In the meantime, the Los Angeles-based Fisker is working with Hakim Unique Group of Hangzhou, China to create an autonomous, all-electric Fisker Orbit shuttle for airports, cities, campuses, and other geo-fenced routes.
“I want to go beyond selling a private car to a consumer,” he said. “I think if you want to be interacting with your customer in the future, you need to be part of the customer’s journey beyond his or her private car. So the idea is you have a Fisker app. You take your vehicle. You drive it to the center of Los Angeles or maybe to a college campus, right? You then get out of your car, you park it, and now you have your Fisker app and he or she orders our Fisker Orbit shuttle. You get on that, and now its also part of your journey when you’re on that shuttle.”

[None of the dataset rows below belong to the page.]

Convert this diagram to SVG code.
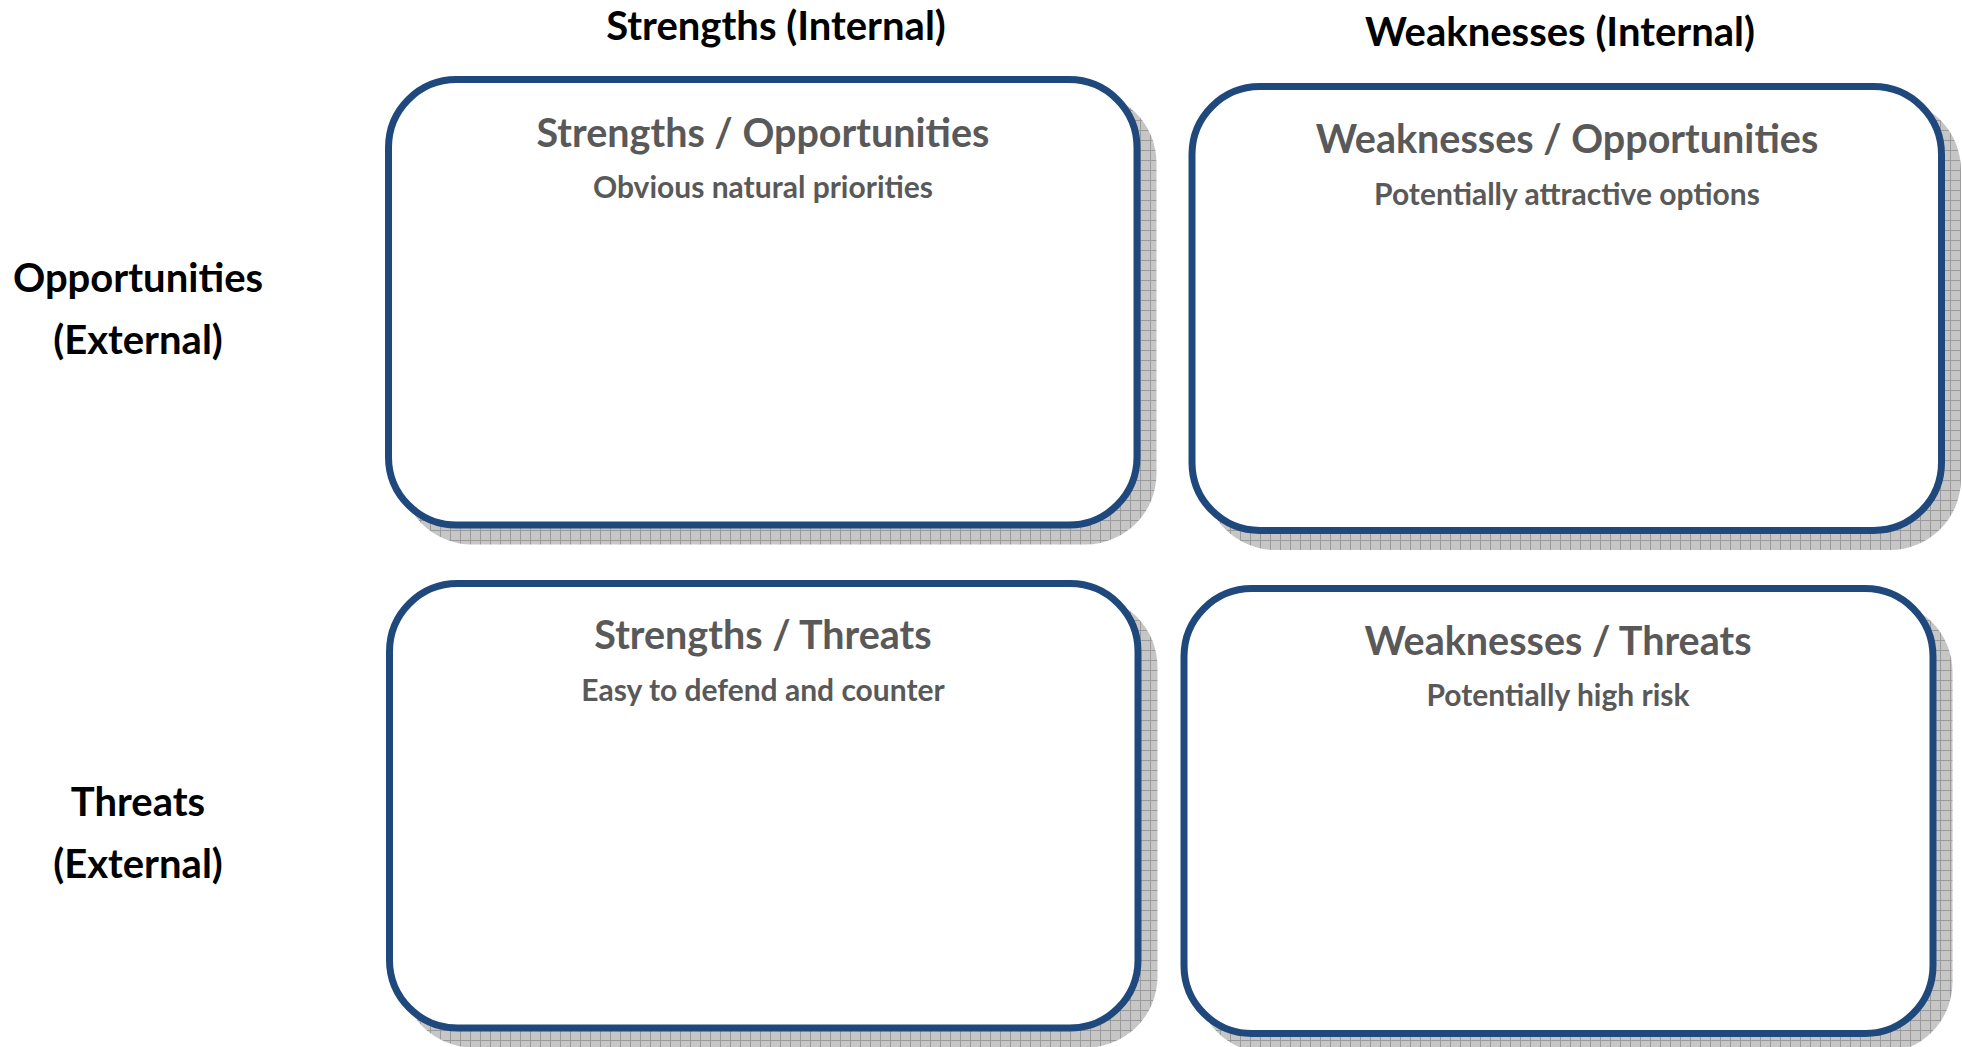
<svg xmlns="http://www.w3.org/2000/svg" width="1962" height="1047" viewBox="0 0 1962 1047">
<style>
.box{fill:#ffffff;stroke:#1F497D;stroke-width:7}
.shadow{fill:url(#hatch)}
.title{font-family:Lato,"Open Sans",sans-serif;font-weight:bold;font-size:39.5px;fill:#595959;text-anchor:middle}
.sub{font-family:Lato,"Open Sans",sans-serif;font-weight:bold;font-size:30px;fill:#595959;text-anchor:middle}
.head{font-family:Lato,"Open Sans",sans-serif;font-weight:bold;font-size:40px;fill:#000000;text-anchor:middle}
</style>
<defs>
<pattern id="hatch" width="10" height="10" patternUnits="userSpaceOnUse">
<rect width="10" height="10" fill="#c6c6c6"/>
<path d="M0 0.5H10M0.5 0V10" stroke="#9a9a9a" stroke-width="1"/>
</pattern>
</defs>
<rect width="1962" height="1047" fill="#ffffff"/>
<g id="headers">
<text class="head" x="776" y="40">Strengths (Internal)</text>
<text class="head" x="1560" y="46">Weaknesses (Internal)</text>
<text class="head" x="138" y="292">Opportunities</text>
<text class="head" x="138" y="354">(External)</text>
<text class="head" x="138" y="816">Threats</text>
<text class="head" x="138" y="878">(External)</text>
</g>
<g id="so">
<rect class="shadow" x="401" y="92" width="755.5" height="452.5" rx="71"/>
<rect class="box" x="388.5" y="79.5" width="748.5" height="445.5" rx="68"/>
<text class="title" x="763" y="147">Strengths / Opportunities</text>
<text class="sub" x="763" y="198">Obvious natural priorities</text>
</g>
<g id="wo">
<rect class="shadow" x="1204.5" y="99" width="756.5" height="451" rx="71"/>
<rect class="box" x="1192" y="86.5" width="749.5" height="444" rx="68"/>
<text class="title" x="1567" y="153">Weaknesses / Opportunities</text>
<text class="sub" x="1567" y="205">Potentially attractive options</text>
</g>
<g id="st">
<rect class="shadow" x="402" y="596" width="755.5" height="451.5" rx="71"/>
<rect class="box" x="389.5" y="583.5" width="748.5" height="444.5" rx="68"/>
<text class="title" x="763" y="649">Strengths / Threats</text>
<text class="sub" x="763" y="701">Easy to defend and counter</text>
</g>
<g id="wt">
<rect class="shadow" x="1196.5" y="601" width="756" height="452" rx="71"/>
<rect class="box" x="1184" y="588.5" width="749" height="445" rx="68"/>
<text class="title" x="1558" y="655">Weaknesses / Threats</text>
<text class="sub" x="1558" y="706">Potentially high risk</text>
</g>
<g id="connectors"></g>
</svg>
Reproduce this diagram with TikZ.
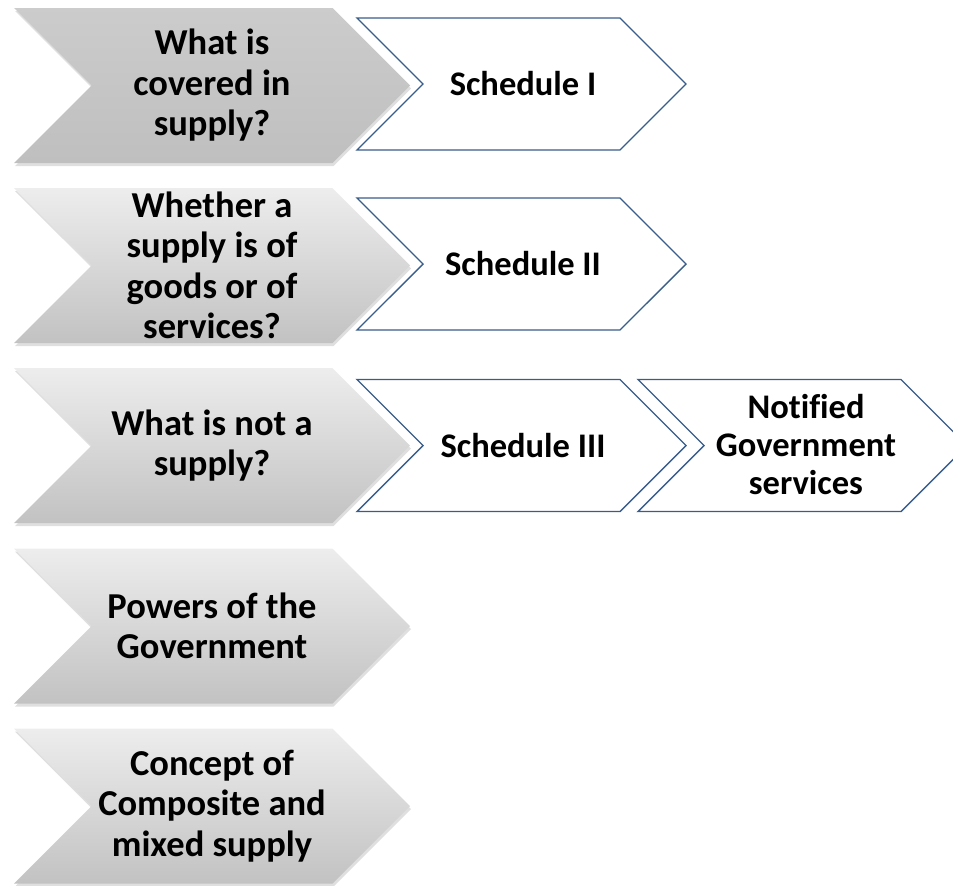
\documentclass[tikz,border=0pt]{standalone}
\usepackage{fontspec}
\setmainfont{Carlito}[Ligatures=NoCommon]
\usetikzlibrary{shapes.symbols,shadows}

\definecolor{chevblue}{HTML}{385D8A}
\definecolor{greytop}{HTML}{EDEDED}
\definecolor{greybot}{HTML}{C2C2C2}
\definecolor{greysel}{HTML}{BFBFBF}

\begin{document}
\begin{tikzpicture}[x=1pt, y=-1pt]
            \tikzstyle{topic} = [signal, signal from=west, signal to=east, signal pointer angle=90, minimum width=396pt, minimum height=155pt, inner sep=0pt, top color=greytop, bottom color=greybot, drop shadow={opacity=0.25, shadow xshift=1pt, shadow yshift=-3pt}, align=center, font=\fontsize{36.5}{40.5}\selectfont\bfseries]
            \tikzstyle{detail} = [signal, signal from=west, signal to=east, signal pointer angle=90, minimum width=329pt, minimum height=132pt, inner sep=0pt, draw=chevblue, line width=1.4pt, fill=white]
            \tikzstyle{detailtext} = [align=center, font=\fontsize{34.5}{38}\selectfont\bfseries]

            \useasboundingbox (0,0) rectangle (953,886);
            \clip (0,0) rectangle (953,886);

            % Left column
            \node (covered) [topic, top color=greysel!80!white, bottom color=greysel] at (212,85.5) {What is\\covered in\\supply?};
            \node (goods) [topic] at (212,265.5) {Whether a\\supply is of\\goods or of\\services?};
            \node (notsupply) [topic] at (212,445.5) {What is not a\\supply?};
            \node (powers) [topic] at (212,626) {Powers of the\\Government};
            \node (composite) [topic] at (212,806) {Concept of\\Composite and\\mixed supply};

            % Schedules
            \node (sched1) [detail] at (521.5,84) {};
            \node (sched1text) [detailtext] at (523,84) {Schedule I};
            \node (sched2) [detail] at (521.5,264) {};
            \node (sched2text) [detailtext] at (523,264) {Schedule II};
            \node (sched3) [detail] at (521.5,445.5) {};
            \node (sched3text) [detailtext] at (523,445.5) {Schedule III};
            \node (govt) [detail] at (802.5,445.5) {};
            \node (govttext) [detailtext] at (806,445) {Notified\\Government\\services};
        \end{tikzpicture}
\end{document}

The shuttles can hold between 8-12 people depending on its configuration and prototypes are expected to begin ferrying commuters by the end of this year.
“I wanted to make a shuttle that’s cool, that people actually want to get into,” he said.
And he wants to make these shuttles drive themselves.
“I think the autonomy also for us—for me, autonomy is going to come in these shuttles before private cars.”
“Because we can operate them. We can decide when to drive them, when not to drive them, you know what I mean? It makes a lot more sense than private people with autonomous vehicles.”
A healthy combination of autonomous shuttles, futuristic sedans, and a $40,000 crossover sounds like a solid and well-balance plan.
With competition on the horizon from upstarts like Faraday Future, Lucid Motors, and more traditional marques like Mercedes-Benz—it should all make for an interesting race to Tomorrowland.